Agricultural is a backbone to economy of most countries and currently feeding to the entire human race and has no alternative till date. However, it has various challenges both at national and international level. In one hand, agricultural products has to meet various challenges to ever growing population with same limited resources of land and water. Due to this, most of the chemical fertilizers are being used to enhance the productivity of crops (Liu and Lal, 2015). The efficiency of most fertilizers, especially the nitrogen forms, is reduced greatly due to the volatilization and leaching of nutrients. This has not only caused decline in land quality but 40 to 75% leaching losses were reported, they contribute less towards plant growth and more towards environmental issues (Trenkel, 2010) that may various health concerns directly and indirectly not only to humans but a great damage to other organisms (Rodriguez, 2004). The economic loss due to the use of fertilizers can’t be ignored at the same time. This is can’t be seen as a healthy sign for the developing countries that are continuously struggling for economic development. Hence, there is an urgent need to develop new environmental friendly fertilizers that can increase the yield of crops and manage the environment.

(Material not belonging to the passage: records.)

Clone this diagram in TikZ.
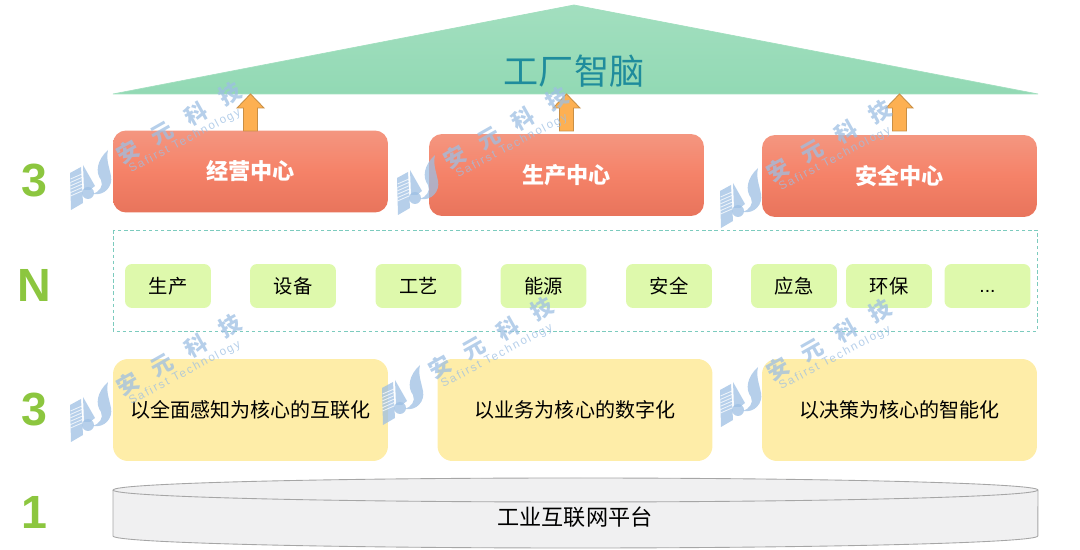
\documentclass[tikz,border=0pt]{standalone}
\usepackage{fontspec}
\setmainfont{Noto Sans CJK SC}
\newfontfamily\numfont{Liberation Sans}
\newfontfamily\markfont[LetterSpace=16]{Liberation Sans}
\definecolor{wmblue}{HTML}{9DBFE3}
\definecolor{numgreen}{HTML}{8CC63F}
\definecolor{roofgreen}{HTML}{92D9B4}
\definecolor{titleteal}{HTML}{1F8C9C}
\definecolor{redtop}{HTML}{F49680}
\definecolor{redmid}{HTML}{F58268}
\definecolor{redbot}{HTML}{E8745C}
\definecolor{chipgreen}{HTML}{DEF9AC}
\definecolor{planyellow}{HTML}{FEEDA8}
\definecolor{diskgray}{HTML}{F0F0F1}
\definecolor{dashteal}{HTML}{7CCBBE}
\definecolor{arrowfill}{HTML}{FDB052}
\definecolor{arrowline}{HTML}{C98F45}
\tikzset{
  centerbox/.style={rounded corners=0.26cm,minimum width=5.5cm,minimum height=1.64cm,inner sep=0pt,
    top color=redtop,bottom color=redbot,middle color=redmid,text=white,font=\fontsize{12.6}{14}\selectfont\bfseries},
  chipbox/.style={rounded corners=0.14cm,fill=chipgreen,minimum width=1.72cm,minimum height=0.88cm,inner sep=0pt,
    font=\fontsize{11}{13}\selectfont},
  planbox/.style={rounded corners=0.3cm,fill=planyellow,minimum width=5.5cm,minimum height=2.04cm,inner sep=0pt,
    font=\fontsize{11.4}{13}\selectfont},
  countlabel/.style={text=numgreen,font=\numfont\fontsize{26.5}{30}\selectfont\bfseries},
  uparrow/.style={draw=arrowline,line width=0.5pt,fill=arrowfill},
}
% block arrow whose tip touches the eave above a box
\newcommand{\blockup}[1]{%
  \draw[uparrow,shift={(#1.north |- eave)}] (0,0) -- (13.5,14) -- (7,14) -- (7,37) -- (-7,37) -- (-7,14) -- (-13.5,14) -- cycle;}
\newcommand{\wmark}[2]{%
  \begin{scope}[shift={(#1,#2)},opacity=0.75]
    \fill[wmblue] (0,23) -- (11,17) -- (13,53) -- (1,60) -- cycle;
    \foreach \k in {0,1,2,3,4,5}
      \draw[white,line width=0.5pt] (0.5,29+3.4*\k) -- (12,24+3.4*\k);
    \fill[wmblue] (13,15) -- (25,36) -- (20,40) -- (14,40) -- cycle;
    \fill[wmblue] (18,43) circle (0.12cm);
    \fill[wmblue] (38,0) .. controls (27,10) and (25,22) .. (31,30) .. controls (34,36) and (29,42) .. (23,44)
      .. controls (35,46) and (43,36) .. (41,26) .. controls (39,16) and (36,10) .. (38,0) -- cycle;
    \node[rotate=29.5,text=wmblue,inner sep=0pt,font=\fontsize{12.5}{14}\selectfont\bfseries] at (109,-27) {安\hspace{0.77em}元\hspace{0.77em}科\hspace{0.77em}技};
    \node[rotate=28,text=wmblue,inner sep=0pt,font=\markfont\fontsize{6.6}{8}\selectfont] at (115,-9) {Safirst Technology};
  \end{scope}}
\begin{document}
\begin{tikzpicture}[x=0.02cm,y=-0.02cm]
\useasboundingbox (0,0) rectangle (1080,550);
% roof
\coordinate (eave) at (113,94);
\path[draw=roofgreen!85!white,top color=roofgreen!85!white,bottom color=roofgreen] (eave) -- (574,5) -- (1038,94) -- cycle;
\node[text=titleteal,font=\fontsize{20}{22}\selectfont] (title) at (574,71) {工厂智脑};
% counts
\node[countlabel] (countA) at (34,181) {3};
\node[countlabel] (countB) at (34,285) {N};
\node[countlabel] (countC) at (34,410) {3};
\node[countlabel] (countD) at (34,512) {1};
% centers
\node[centerbox] (jingying) at (250.5,171.5) {经营中心};
\node[centerbox] (shengchan) at (566.5,175) {生产中心};
\node[centerbox] (anquan) at (899.5,176) {安全中心};
\blockup{jingying}
\blockup{shengchan}
\blockup{anquan}
% domains
\draw[draw=dashteal,line width=0.4pt,dash pattern=on 2pt off 1.5pt] (113,230) rectangle (1037,331);
\node[chipbox] (chipA) at (168,286) {生产};
\node[chipbox] (chipB) at (293,286) {设备};
\node[chipbox] (chipC) at (418.5,286) {工艺};
\node[chipbox] (chipD) at (543.5,286) {能源};
\node[chipbox] (chipE) at (669,286) {安全};
\node[chipbox] (chipF) at (794,286) {应急};
\node[chipbox] (chipG) at (889,286) {环保};
\node[chipbox] (chipH) at (987.5,286) {\numfont\vphantom{A}...};
% plans
\node[planbox] (planA) at (250.5,410) {以全面感知为核心的互联化};
\node[planbox] (planB) at (575,410) {以业务为核心的数字化};
\node[planbox] (planC) at (899.5,410) {以决策为核心的智能化};
% platform
\draw[draw=gray!70,fill=diskgray,line width=0.5pt] (113,490) -- (113,536) arc[start angle=180,end angle=360,x radius=9.25cm,y radius=0.24cm] -- (1038,490)
  arc[start angle=0,end angle=180,x radius=9.25cm,y radius=0.24cm] -- cycle;
\draw[draw=gray!70,line width=0.5pt] (113,490) arc[start angle=180,end angle=360,x radius=9.25cm,y radius=0.24cm];
\node[font=\fontsize{12.6}{14}\selectfont] (platform) at (575,517) {工业互联网平台};
% watermarks
\wmark{70}{150}
\wmark{397}{155}
\wmark{720}{168}
\wmark{70}{382}
\wmark{382}{365}
\wmark{720}{367}
\end{tikzpicture}
\end{document}
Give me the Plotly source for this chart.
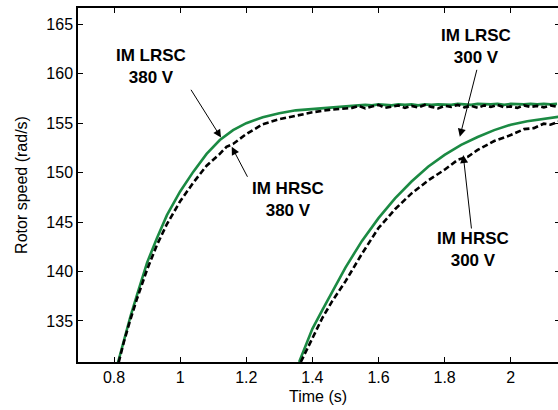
import plotly.graph_objects as go

# ---- data ----
t_lrsc380 = [0.812, 0.83, 0.85, 0.87, 0.90, 0.93, 0.96, 1.00, 1.04, 1.08, 1.12, 1.16, 1.20, 1.25,
             1.30, 1.35, 1.40, 1.45, 1.50,
             1.52, 1.54, 1.56, 1.58, 1.60, 1.62, 1.64, 1.66, 1.68, 1.70, 1.72, 1.74, 1.76, 1.78,
             1.80, 1.82, 1.84, 1.86, 1.88, 1.90, 1.92, 1.94, 1.96, 1.98, 2.00, 2.02, 2.04, 2.06,
             2.08, 2.10, 2.12, 2.14]
v_lrsc380 = [130.8, 133.1, 135.5, 137.7, 140.9, 143.4, 145.7, 148.1, 150.1, 151.9, 153.3, 154.3, 155.0, 155.6,
             156.0, 156.3, 156.45, 156.6, 156.7,
             156.75, 156.8, 156.85, 156.8, 156.9, 156.85, 156.8, 156.9, 156.85, 156.9, 156.8, 156.9,
             156.85, 156.9, 156.9, 156.85, 156.95, 156.9, 156.85, 156.95, 156.9, 156.9, 156.95, 156.85,
             156.95, 156.9, 156.9, 156.95, 156.9, 156.95, 156.9, 156.95]

t_hrsc380 = [0.814, 0.83, 0.85, 0.87, 0.90, 0.93, 0.96, 1.00, 1.04, 1.08, 1.12, 1.14, 1.16, 1.20, 1.25,
             1.30, 1.35, 1.40, 1.45, 1.50,
             1.52, 1.54, 1.56, 1.58, 1.60, 1.62, 1.64, 1.66, 1.68, 1.70, 1.72, 1.74, 1.76, 1.78,
             1.80, 1.82, 1.84, 1.86, 1.88, 1.90, 1.92, 1.94, 1.96, 1.98, 2.00, 2.02, 2.04, 2.06,
             2.08, 2.10, 2.12, 2.14]
v_hrsc380 = [130.8, 132.9, 135.2, 137.3, 140.2, 142.7, 144.8, 147.1, 149.0, 150.7, 151.9, 152.6, 152.9, 153.9, 154.9,
             155.4, 155.75, 156.1, 156.35, 156.5,
             156.55, 156.75, 156.5, 156.7, 156.85, 156.55, 156.65, 156.8, 156.55, 156.75, 156.6, 156.85,
             156.65, 156.5, 156.75, 156.65, 156.85, 156.6, 156.75, 156.55, 156.8, 156.65, 156.85, 156.6,
             156.7, 156.55, 156.8, 156.65, 156.75, 156.6, 156.8, 156.65]

t_lrsc300 = [1.360, 1.38, 1.40, 1.43, 1.46, 1.50, 1.55, 1.60, 1.65, 1.70, 1.75, 1.80, 1.85, 1.90,
             1.95, 2.00, 2.05, 2.10, 2.145]
v_lrsc300 = [130.85, 132.6, 134.2, 136.1, 138.0, 140.4, 143.1, 145.4, 147.4, 149.1, 150.6, 151.8, 152.8, 153.6,
             154.3, 154.85, 155.2, 155.45, 155.65]

t_hrsc300 = [1.365, 1.38, 1.40, 1.43, 1.46, 1.50, 1.55, 1.60, 1.65, 1.70, 1.75, 1.80, 1.84, 1.87, 1.90,
             1.95, 2.00, 2.04, 2.07, 2.10, 2.12, 2.145]
v_hrsc300 = [130.85, 131.9, 133.3, 135.3, 137.0, 139.0, 141.8, 144.4, 146.3, 147.9, 149.2, 150.3, 151.3, 151.6, 152.3,
             153.2, 153.8, 154.4, 154.5, 154.95, 154.85, 155.15]

x_ticks = [0.8, 1.0, 1.2, 1.4, 1.6, 1.8, 2.0]
y_ticks = [135, 140, 145, 150, 155, 160, 165]

labels = [
    # text, x, y
    ("IM LRSC<br>380 V", 0.913, 160.78),
    ("IM HRSC<br>380 V", 1.327, 147.26),
    ("IM LRSC<br>300 V", 1.894, 162.79),
    ("IM HRSC<br>300 V", 1.885, 142.26),
]
arrows = [
    # head x, head y, tail x, tail y
    (1.1236, 153.55, 1.030, 158.53),
    (1.156, 152.62, 1.206, 149.43),
    (1.846, 153.63, 1.8986, 160.55),
    (1.8563, 151.78, 1.8817, 144.2),
]

GREEN = "#1b8a43"
FONT = "Liberation Sans, Arial, sans-serif"

fig = go.Figure()
for t, v in [(t_lrsc380, v_lrsc380), (t_lrsc300, v_lrsc300)]:
    fig.add_trace(go.Scatter(x=t, y=v, mode="lines", line=dict(color=GREEN, width=2.6),
                             showlegend=False, hoverinfo="skip"))
for t, v in [(t_hrsc380, v_hrsc380), (t_hrsc300, v_hrsc300)]:
    fig.add_trace(go.Scatter(x=t, y=v, mode="lines",
                             line=dict(color="black", width=2.6, dash="6px,3px"),
                             showlegend=False, hoverinfo="skip"))
fig.add_trace(go.Scatter(x=[None], y=[None], yaxis="y2", showlegend=False, hoverinfo="skip"))

ann = []
for txt, x, y in labels:
    ann.append(dict(text="<b>" + txt + "</b>", x=x, y=y, xref="x", yref="y", showarrow=False,
                    font=dict(family=FONT, size=17, color="black"), align="center"))
for hx, hy, tx, ty in arrows:
    ann.append(dict(text="", x=hx, y=hy, ax=tx, ay=ty, xref="x", yref="y", axref="x", ayref="y",
                    showarrow=True, arrowhead=2, arrowsize=1.6, arrowwidth=1, arrowcolor="black",
                    standoff=0, startstandoff=0))

xr = [0.691, 2.143]
yr = [130.85, 166.65]
fig.update_layout(
    width=558, height=410,
    margin=dict(l=78, r=0, t=8, b=48),
    paper_bgcolor="white", plot_bgcolor="white",
    font=dict(family=FONT, size=16, color="black"),
    annotations=ann,
    xaxis=dict(range=xr, tickvals=x_ticks, ticks="inside", ticklen=5, tickwidth=1, tickcolor="black",
               showline=True, linecolor="black", linewidth=1.5, mirror="ticks", showgrid=False, zeroline=False,
               title=dict(text="Time (s)", font=dict(size=16), standoff=6),
               tickfont=dict(size=16)),
    yaxis=dict(range=yr, tickvals=y_ticks, ticks="inside", ticklen=5, tickwidth=1, tickcolor="black",
               showline=True, linecolor="black", linewidth=1.5, showgrid=False, zeroline=False,
               title=dict(text="Rotor speed (rad/s)", font=dict(size=16), standoff=15),
               tickfont=dict(size=16)),
    yaxis2=dict(range=yr, tickvals=y_ticks, overlaying="y", side="right", anchor="x",
                ticks="inside", ticklen=3, tickwidth=1, tickcolor="black", showticklabels=False,
                showline=False, showgrid=False, zeroline=False),
)
fig.write_html("out.html", config={"displayModeBar": False},
               post_script="document.body.style.margin='0';document.body.style.overflow='hidden';")
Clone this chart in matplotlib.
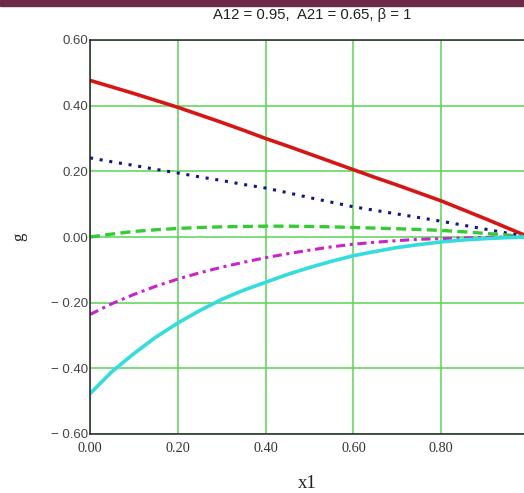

It is reported that application of nanotechnology may assist in promoting sustainable agriculture by slow or controlled release of fertilizers, herbicides and pesticides (Rai, Acharya, & Dey, 2012; Mura, Seddaiu, Bacchini, Roggero, & Greppi, 2013; Baruah & Dutta, 2009). Research in the direction has been already started by various organizations all over the world by making nanoparticles or nano-composites that will help in plant growth either by direct uptake or by slow release of nutrients (Naderi & Shahraki, 2013). Out of 16 nutrients 13 nutrients are present in soil and are being taken by plants from soil ecosystem by slight modifications and it is argued that nano-fertilizers can help in provision of these essential nutrients to the soil by slow release to enhance delivery of nutrients to the plants that will further enhance early germination, fast growth and high nutritional level (Hamid, Mohamad, Hing, Dimin, Azam, Hassan, Mustaq & Ahmad, 2013).

The barrier to inhibit the “burst effect” of fertilizers is generally used to prepare slow-release fertilizers by physically encapsulating the soluble fertilizers with hydrophobic inorganic and/or organic materials. Among those coating materials, The insoluble inorganic materials such as sulfur used to be attractive candidates are the coating materials that aids in retarding the release of nutrients from fertilizers and promote additional functions like secondary plant nutrients and agents that neutralize soil alkalinity as well (Tsai, 1986). The different types of polymers were widely tested as coating materials, however, some developed cracks and pores like sulfur film formed on the surface of fertilizer granules (Bao et al., 2015), and some were also susceptible to microorganisms (Azeem, Kushaari, Man, Basit, & Thanh, 2014). Petroleum-based polymers and renewable biopolymers such as lignin were also used but due to their high cost, process complications and environmental pollution (Mulder, Gosselink, Vingerhoeds, Harmsen, & Eastham, 2011), cellulose and starch are being used as substitutes as coating materials to improve the performance of slow-release fertilizers.

The current study is aimed to review nano-chemicals used in agriculture that have been developed by the researchers all over the world with the pros and cons of synthetic fertilizers and future implications of nano fertilizers.